Verhältnis von Politik und Ökonomie am Ende der Weimarer Republik

Krise, Klasseninteressen und Kapitalmacht
„Wer vom Kapitalismus nicht reden will, sollte auch vom Faschismus schweigen“
Max Horkheimer
Detlef Endeward (06/2025)
Die Seite der Lernwerkstatt Film und Geschichte widmet sich der Endphase der Weimarer Republik aus einer politökonomischen Perspektive, die über rein ereignisgeschichtliche Darstellungen hinausgeht. Im Zentrum steht die Frage, wie sich das Verhältnis von Politik und Ökonomie im Übergang zur faschistischen Herrschaft gestaltete – und welche Rolle dabei die Interessen verschiedener Klassen und Kapitalfraktionen spielten.

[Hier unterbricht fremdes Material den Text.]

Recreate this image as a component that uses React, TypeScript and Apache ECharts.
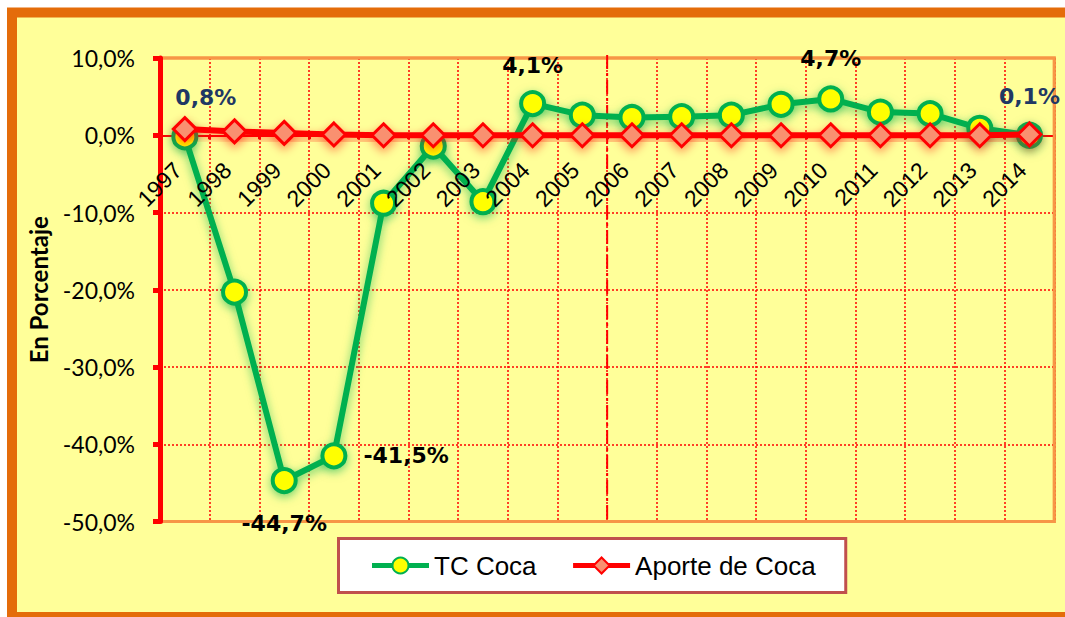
import React, { useEffect, useRef } from "react";
import * as echarts from "echarts";

const years = ["1997", "1998", "1999", "2000", "2001", "2002", "2003", "2004", "2005", "2006", "2007", "2008", "2009", "2010", "2011", "2012", "2013", "2014"];
const tcCoca = [-0.2, -20.3, -44.7, -41.5, -8.8, -1.4, -8.6, 4.1, 2.6, 2.3, 2.4, 2.6, 4.0, 4.7, 3.0, 2.8, 0.9, 0.0];
const aporteCoca = [0.8, 0.5, 0.3, 0.1, 0.0, 0.0, 0.0, 0.0, 0.0, 0.0, 0.0, 0.0, 0.0, 0.0, 0.0, 0.0, 0.0, 0.1];
const yMin = -50;
const yMax = 10;
const yInterval = 10;
const splitYears = ["2005", "2006"];

const fmt = (v: number) => v.toFixed(1).replace(".", ",") + "%";

export default function App() {
  const ref = useRef<HTMLDivElement>(null);
  useEffect(() => {
    if (!ref.current) return;
    const chart = echarts.init(ref.current, undefined, { renderer: "svg" });

    const tcLabels: Record<number, any> = {
      2: { show: true, position: "bottom", distance: 18 },
      3: { show: true, position: "right", distance: 16 },
      7: { show: true, position: "top", distance: 14 },
      13: { show: true, position: "top", distance: 16 },
    };
    const apLabels: Record<number, any> = {
      0: { show: true, position: "top", distance: 8, offset: [21, 0] },
      17: { show: true, position: "top", distance: 14 },
    };
    const labelFont = {
      fontFamily: "DejaVu Sans",
      fontWeight: "bold" as const,
      fontSize: 22,
      formatter: (p: any) => fmt(p.value),
    };
    const frame = {
      type: "rect",
      z: -100,
      silent: true,
      shape: { x: 12, y: 12.5, width: 1070, height: 604.5 },
      style: { fill: "#FFFF99", stroke: "#E46C0A", lineWidth: 10 },
    };

    chart.setOption({
      animation: false,
      backgroundColor: "#ffffff",
      graphic: [frame],
      grid: {
        left: 160,
        top: 58,
        right: 10.7,
        bottom: 95.5,
        show: true,
        backgroundColor: "#FFFF99",
        borderColor: "#F79646",
        borderWidth: 3,
      },
      legend: {
        left: 338.5,
        top: 538.5,
        padding: [14, 30, 14, 31],
        backgroundColor: "#ffffff",
        borderColor: "#C0504D",
        borderWidth: 3,
        itemWidth: 57,
        itemHeight: 20,
        itemGap: 34,
        lineStyle: { width: 5 },
        textStyle: { fontFamily: "Liberation Sans", fontSize: 26, color: "#000" },
        data: ["TC Coca", "Aporte de Coca"],
      },
      xAxis: [
        {
          type: "category",
          data: years,
          position: "bottom",
          boundaryGap: true,
          z: 0,
          axisLine: { show: true, onZero: false, lineStyle: { color: "#FF0000", width: 2 } },
          axisTick: { show: true, interval: 0, length: 4, lineStyle: { color: "#FF0000", width: 3 } },
          axisLabel: { show: false },
          splitLine: { show: true, interval: 0, lineStyle: { color: "#FF0000", width: 1.5, type: [2, 2] } },
        },
        {
          type: "category",
          data: years,
          position: "bottom",
          boundaryGap: true,
          z: 10,
          axisLine: { show: false, onZero: false },
          axisTick: { show: false },
          splitLine: { show: false },
          axisLabel: {
            interval: 0,
            rotate: 45,
            margin: 24,
            padding: [0, 10, 0, 0],
            fontFamily: "Liberation Sans",
            fontSize: 23,
            color: "#000",
          },
        },
      ],
      yAxis: {
        type: "value",
        min: yMin,
        max: yMax,
        interval: yInterval,
        name: "En Porcentaje",
        nameLocation: "middle",
        nameGap: 110,
        nameRotate: 90,
        nameTextStyle: { fontFamily: "Lato", fontWeight: "bold", fontSize: 24, color: "#000" },
        axisLine: { show: true, lineStyle: { color: "#FF0000", width: 5 } },
        axisTick: { show: true, length: 7, lineStyle: { color: "#FF0000", width: 5 } },
        axisLabel: {
          formatter: (v: number) => fmt(v),
          fontFamily: "Lato",
          fontSize: 23,
          color: "#000",
          margin: 25,
        },
        splitLine: { show: true, lineStyle: { color: "#FF0000", width: 1.5, type: [2, 2] } },
      },
      series: [
        {
          name: "TC Coca",
          type: "line",
          z: 3,
          xAxisIndex: 0,
          data: tcCoca.map((v, i) => (tcLabels[i] ? { value: v, label: tcLabels[i] } : v)),
          symbol: "circle",
          symbolSize: 23,
          lineStyle: {
            color: "#00B050",
            width: 6,
            shadowColor: "rgba(0,176,80,0.6)",
            shadowBlur: 10,
            shadowOffsetY: 3,
          },
          itemStyle: {
            color: "#FFFF00",
            borderColor: "#00B050",
            borderWidth: 4,
            shadowColor: "rgba(0,176,80,0.55)",
            shadowBlur: 10,
            shadowOffsetY: 3,
          },
          label: { show: false, color: "#000", ...labelFont },
        },
        {
          name: "Aporte de Coca",
          type: "line",
          z: 4,
          xAxisIndex: 0,
          data: aporteCoca.map((v, i) => (apLabels[i] ? { value: v, label: apLabels[i] } : v)),
          symbol: "diamond",
          symbolSize: 23,
          lineStyle: {
            color: "#FF0000",
            width: 6,
            shadowColor: "rgba(255,0,0,0.5)",
            shadowBlur: 10,
            shadowOffsetY: 4,
          },
          itemStyle: {
            color: "#F99070",
            borderColor: "#FF0000",
            borderWidth: 3,
            shadowColor: "rgba(255,0,0,0.45)",
            shadowBlur: 10,
            shadowOffsetY: 4,
          },
          label: { show: false, color: "#1F3864", ...labelFont },
        },
      ],
    });

    const a = chart.convertToPixel({ xAxisIndex: 0 }, splitYears[0]) as number;
    const b = chart.convertToPixel({ xAxisIndex: 0 }, splitYears[1]) as number;
    const first = chart.convertToPixel({ xAxisIndex: 0 }, years[0]) as number;
    const last = chart.convertToPixel({ xAxisIndex: 0 }, years[years.length - 1]) as number;
    const half = (b - a) / 2;
    const xl = first - half;
    const xr = last + half;
    const top = chart.convertToPixel({ yAxisIndex: 0 }, yMax) as number;
    const bot = chart.convertToPixel({ yAxisIndex: 0 }, yMin) as number;
    const zero = chart.convertToPixel({ yAxisIndex: 0 }, 0) as number;
    const xm = (a + b) / 2;
    chart.setOption({
      xAxis: [{ offset: zero - bot }, { offset: zero - bot }],
      graphic: [
        frame,
        {
          type: "polyline",
          z: 1,
          silent: true,
          shape: { points: [[xl + 3, top], [xr, top], [xr, bot], [xl + 3, bot]] },
          style: { stroke: "#F79646", lineWidth: 3, fill: null },
        },
        {
          type: "line",
          z: 1,
          silent: true,
          shape: { x1: xm, y1: top - 3, x2: xm, y2: bot },
          style: { stroke: "#FF0000", lineWidth: 2, lineDash: [14, 4, 3, 4] },
        },
      ],
    });

    return () => chart.dispose();
  }, []);
  return (
    <div
      ref={ref}
      style={{ position: "absolute", left: 0, top: 0, width: 1065, height: 617 }}
    />
  );
}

Ein zentraler theoretischer Bezugspunkt ist die Analyse von Alfred Sohn-Rethel, der den Faschismus als eine Form der politischen Krisenlösung im Interesse des Großkapitals deutet1. Der Nationalsozialismus erscheint hier nicht als bloßer „Putsch von oben“, sondern als autoritäre Reorganisationsform kapitalistischer Herrschaft in der Krise2.

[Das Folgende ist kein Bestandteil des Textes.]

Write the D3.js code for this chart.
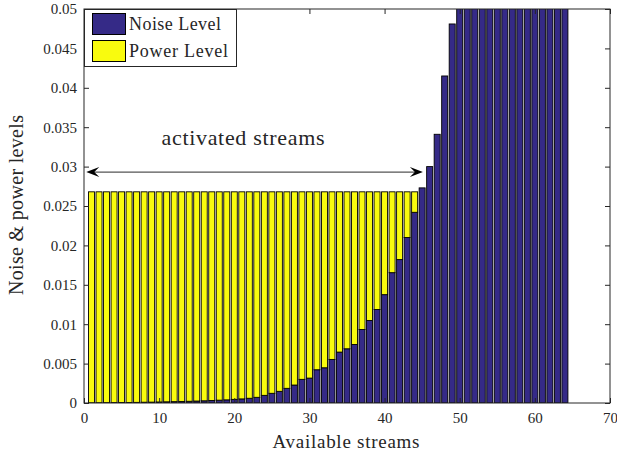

Diese Perspektive wird auf der Seite durch weitere Autoren ergänzt, etwa durch Nicos Poulantzas, der die relative Autonomie des kapitalistischen Staates betont und dessen Funktion als Vermittlungsinstanz zwischen Klasseninteressen analysiert3.
Auch die Monopolgruppentheorie (u. a. Jürgen Kuczynski, Dietrich Eichholtz) wird berücksichtigt, die unterschiedliche Kapitalfraktionen (z. B. Schwerindustrie vs. Chemie/Elektro) mit spezifischen politischen Strategien in Verbindung bringt4.
Hans Mommsen führt in seiner strukturalistischen Analyse die „kumulative Radikalisierung“ als zentrales Erklärungsmuster für den Aufstieg des Nationalsozialismus ein5. Für Mommsen war das Scheitern der Republik nicht zwangsläufig, sondern Ergebnis eines komplexen Wechselspiels aus institutioneller Schwäche, politischer Fragmentierung und ökonomischem Druck. Er betont die Rolle konservativer Eliten, die Hitler als „Bollwerk gegen links“ installierten, um eine Rückkehr zur parlamentarischen Demokratie zu verhindern6.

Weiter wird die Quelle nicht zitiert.